2016 will be a difficult year to call for the European IT businesses - any of the usual linear progress in the IT industry in 2015 as a result of more powerful technologies was distorted by special factors such as cloud, security and the economic situation and its impact on dollar/euro pricing.
Talking to experts in European IT, IT Europa has compiled an 18-page report which is aimed at those IT strategists trying to map a path through the issues of cloud, security, data analytics and how the channels, especially distribution adapt to new models and new patterns of customer behaviour.
The report concludes that 2016 will see further major changes in vendors and channels, with legacy vendors facing a bleak future unless they take major steps.
As IDC has already indicated. Customers want more, be it in data and analysis, security, cloud apps or guidance. Channels may struggle to keep up. As one expert puts it: "The channel's ability to pivot its business models to work with a wider range of technologies and commercial delivery models limits the way it can meet this demand."
Some firms may leave the business completely, under pressure from the new demands placed on them, while others look for dramatic growth through acquisition. Consolidation in the channel will continue, with some signs that firms are getting a clearer understanding of what the M&A market needs to help put a price on their businesses.
With Software-Defined-Everything (SDE) storming across the industry, companies, already under the hammer from customer's existing demands, will find key resources in short supply. Performance, security and staff recruitment and retention are identified as the three main headaches for the IT industry in 2016.
Some key predictions:
As economies recover, IT spending will rise, but this may get diverted into aspects regarded as essential such as security.
Security issues will make headline news, so expect customers' concerns to continue.
EU legislation is moving at a snail's pace; we don't hold out much hope for change
Channels will consolidate - driven by the need to raise capital to invest, lack of available skills, plus the wall of new money looking for a home through IPOs etc.
Expect distribution to continue to expand its portfolios, especially in security, while fulfilling its role of recruitment and providing cloud management and contracts.
Big Data will start to affect everyone, not just the obvious big data users and vendors; there is a real shortage of expertise here, however
Watch for smaller IoT projects: While large transformative Internet of Things (IoT) projects grab headlines, an increasing number of IoT projects are smaller in scale, less expensive and less risky, says TBR. Wearables might finally come through as part of IoT.
Analytics and big data will drive the market: Today, only 1% of all apps use cognitive services; by 2018, half will, say researchers. Essentially, analytics will be embedded in every application, used to facilitate functionality or convenience.

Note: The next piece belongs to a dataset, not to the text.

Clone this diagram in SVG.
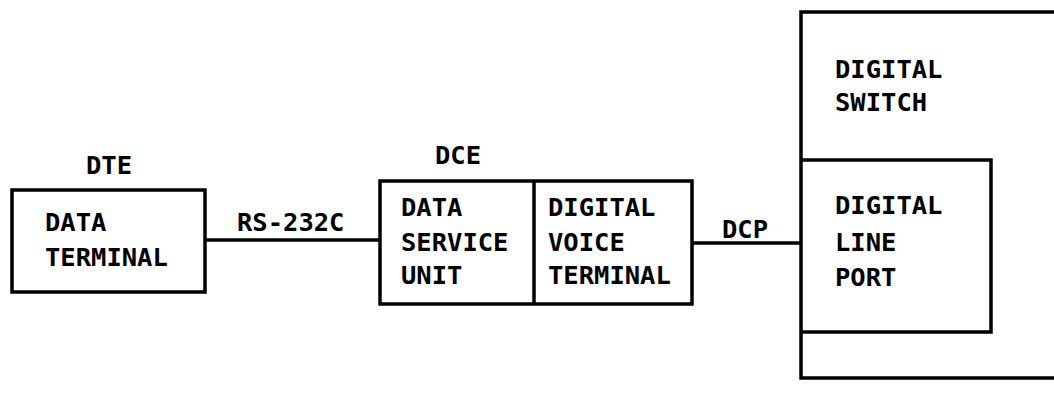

Predictive Analytics will be big, but means high demand for IT-based business specialists able to define the rules which can encode the models
Software-defined everything means hardware continues to be standardised, especially in data centres, while software creation, APIs, embedded systems and mobile will set the pace. For an update on the situation among Europe's software businesses and who is winning this race, attend the European Software and Solutions Summit 2016 in April in London - www.EUSSS.com
As a result of software-defined everything and the enterprise move to the cloud, Managed Services will become the accepted model for many businesses and organisations. Who best provides these, with which management tools and administration, is a question that will remain open in 2016.